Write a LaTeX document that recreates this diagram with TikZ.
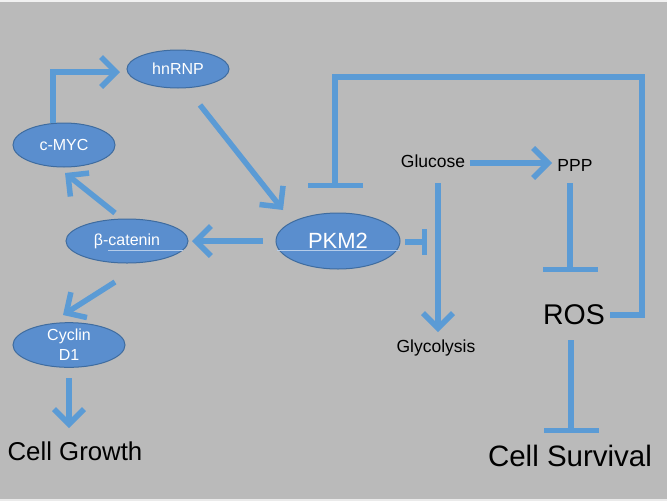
\documentclass[tikz,border=0pt]{standalone}
\usepackage{fontspec}
\setmainfont{Liberation Sans}
\usetikzlibrary{shapes.geometric,arrows.meta,calc}
\definecolor{bg}{HTML}{BABABA}
\definecolor{lineblue}{HTML}{5B9BD5}
\definecolor{ellfill}{HTML}{5A8ECE}
\definecolor{elledge}{HTML}{3F6C9F}
\tikzset{
  oval/.style={ellipse, fill=ellfill, draw=elledge, line width=1pt, inner sep=0pt,
    text=white, font=\fontsize{16}{20}\selectfont, align=center},
  lbl/.style={inner sep=0pt, text=black},
  arr/.style={draw=lineblue, line width=5.5pt, -{Straight Barb[length=15pt,width=30pt]}},
  inh/.style={draw=lineblue, line width=5.5pt, -{Bar[width=55pt]}},
  inhs/.style={draw=lineblue, line width=5.5pt, -{Bar[width=26pt]}},
  glint/.style={draw=white!55!ellfill, line width=0.8pt}
}
\begin{document}
\begin{tikzpicture}[x=1pt,y=-1pt]
\fill[bg] (0,0) rectangle (667,501);
\useasboundingbox (0,0) rectangle (667,501);
\draw[white!80!bg, line width=1.5pt] (0,0.75) -- (667,0.75);
\draw[white!70!bg, line width=2pt] (0,500) -- (667,500);

% nodes
\node[oval, minimum width=102pt, minimum height=38pt] (hnrnp) at (178,69) {hnRNP};
\node[oval, minimum width=102pt, minimum height=44pt] (cmyc) at (64,145) {c-MYC};
\node[oval, minimum width=122pt, minimum height=44pt] (beta) at (127,241) {β-catenin};
\node[oval, minimum width=112pt, minimum height=44pt] (cyclin) at (69,345) {Cyclin\\D1};
\node[oval, minimum width=124pt, minimum height=56pt, font=\fontsize{22}{24}\selectfont] (pkm2) at (338,241) {PKM2};

\node[lbl, font=\fontsize{17.5}{20}\selectfont] (glucose) at (433,161) {Glucose};
\node[lbl, font=\fontsize{17.5}{20}\selectfont] (ppp) at (575,165) {PPP};
\node[lbl, font=\fontsize{17.5}{20}\selectfont] (glyco) at (436,348) {Glycolysis};
\node[lbl, font=\fontsize{28.5}{32}\selectfont] (ros) at (574,315) {ROS};
\node[lbl, font=\fontsize{25.8}{30}\selectfont] (growth) at (75,451) {Cell Growth};
\node[lbl, font=\fontsize{29.5}{34}\selectfont] (survival) at (570,456) {Cell Survival};

% light artefact lines across ellipses
\draw[glint] ($(beta)+(-19,9)$) -- ($(beta)+(56,9)$);
\draw[glint] ($(pkm2)+(-61,9)$) -- ($(pkm2)+(62,9)$);

% connectors
\draw[arr] ($(cmyc)+(-11,-22)$) |- ($(hnrnp)+(-58,3)$);
\draw[arr] ($(hnrnp)+(22,36)$) -- ($(pkm2)+(-55,-31)$);
\draw[arr] ($(beta)+(-12,-28)$) -- ($(cmyc)+(1,28)$);
\draw[arr] ($(pkm2)+(-75,0)$) -- ($(beta)+(65,0)$);
\draw[arr] ($(beta)+(-12,41)$) -- ($(cyclin)+(-6,-30)$);
\draw[arr] ($(cyclin)+(0,33)$) -- ($(growth)+(-6,-23)$);

\draw[arr] ($(glucose)+(37,2)$) -- ($(ppp)+(-23,-2)$);
\draw[arr] ($(glucose)+(5,22)$) -- ($(glyco)+(2,-16)$);
\coordinate (glyline) at ($(pkm2)+(89,1)$);
\draw[inhs] ($(pkm2)+(67,1)$) -- (glyline);

\draw[inh] ($(ppp)+(-5,18)$) -- ($(ros)+(-4,-43)$);
\draw[inh] ($(ros)+(-3,25)$) -- ($(survival)+(1,-23)$);
\draw[inh] ($(ros)+(36,0)$) -| ($(ros)+(68,-238)$) -| ($(pkm2)+(-3,-53)$);
\end{tikzpicture}
\end{document}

* * * *

Written problem: Write out every line above exactly as it is, leaving out the pictures.

Answer for this exercise:
Write a LaTeX document that recreates this diagram with TikZ.
\documentclass[tikz,border=0pt]{standalone}
\usepackage{fontspec}
\setmainfont{Liberation Sans}
\usetikzlibrary{shapes.geometric,arrows.meta,calc}
\definecolor{bg}{HTML}{BABABA}
\definecolor{lineblue}{HTML}{5B9BD5}
\definecolor{ellfill}{HTML}{5A8ECE}
\definecolor{elledge}{HTML}{3F6C9F}
\tikzset{
  oval/.style={ellipse, fill=ellfill, draw=elledge, line width=1pt, inner sep=0pt,
    text=white, font=\fontsize{16}{20}\selectfont, align=center},
  lbl/.style={inner sep=0pt, text=black},
  arr/.style={draw=lineblue, line width=5.5pt, -{Straight Barb[length=15pt,width=30pt]}},
  inh/.style={draw=lineblue, line width=5.5pt, -{Bar[width=55pt]}},
  inhs/.style={draw=lineblue, line width=5.5pt, -{Bar[width=26pt]}},
  glint/.style={draw=white!55!ellfill, line width=0.8pt}
}
\begin{document}
\begin{tikzpicture}[x=1pt,y=-1pt]
\fill[bg] (0,0) rectangle (667,501);
\useasboundingbox (0,0) rectangle (667,501);
\draw[white!80!bg, line width=1.5pt] (0,0.75) -- (667,0.75);
\draw[white!70!bg, line width=2pt] (0,500) -- (667,500);

% nodes
\node[oval, minimum width=102pt, minimum height=38pt] (hnrnp) at (178,69) {hnRNP};
\node[oval, minimum width=102pt, minimum height=44pt] (cmyc) at (64,145) {c-MYC};
\node[oval, minimum width=122pt, minimum height=44pt] (beta) at (127,241) {β-catenin};
\node[oval, minimum width=112pt, minimum height=44pt] (cyclin) at (69,345) {Cyclin\\D1};
\node[oval, minimum width=124pt, minimum height=56pt, font=\fontsize{22}{24}\selectfont] (pkm2) at (338,241) {PKM2};

\node[lbl, font=\fontsize{17.5}{20}\selectfont] (glucose) at (433,161) {Glucose};
\node[lbl, font=\fontsize{17.5}{20}\selectfont] (ppp) at (575,165) {PPP};
\node[lbl, font=\fontsize{17.5}{20}\selectfont] (glyco) at (436,348) {Glycolysis};
\node[lbl, font=\fontsize{28.5}{32}\selectfont] (ros) at (574,315) {ROS};
\node[lbl, font=\fontsize{25.8}{30}\selectfont] (growth) at (75,451) {Cell Growth};
\node[lbl, font=\fontsize{29.5}{34}\selectfont] (survival) at (570,456) {Cell Survival};

% light artefact lines across ellipses
\draw[glint] ($(beta)+(-19,9)$) -- ($(beta)+(56,9)$);
\draw[glint] ($(pkm2)+(-61,9)$) -- ($(pkm2)+(62,9)$);

% connectors
\draw[arr] ($(cmyc)+(-11,-22)$) |- ($(hnrnp)+(-58,3)$);
\draw[arr] ($(hnrnp)+(22,36)$) -- ($(pkm2)+(-55,-31)$);
\draw[arr] ($(beta)+(-12,-28)$) -- ($(cmyc)+(1,28)$);
\draw[arr] ($(pkm2)+(-75,0)$) -- ($(beta)+(65,0)$);
\draw[arr] ($(beta)+(-12,41)$) -- ($(cyclin)+(-6,-30)$);
\draw[arr] ($(cyclin)+(0,33)$) -- ($(growth)+(-6,-23)$);

\draw[arr] ($(glucose)+(37,2)$) -- ($(ppp)+(-23,-2)$);
\draw[arr] ($(glucose)+(5,22)$) -- ($(glyco)+(2,-16)$);
\coordinate (glyline) at ($(pkm2)+(89,1)$);
\draw[inhs] ($(pkm2)+(67,1)$) -- (glyline);

\draw[inh] ($(ppp)+(-5,18)$) -- ($(ros)+(-4,-43)$);
\draw[inh] ($(ros)+(-3,25)$) -- ($(survival)+(1,-23)$);
\draw[inh] ($(ros)+(36,0)$) -| ($(ros)+(68,-238)$) -| ($(pkm2)+(-3,-53)$);
\end{tikzpicture}
\end{document}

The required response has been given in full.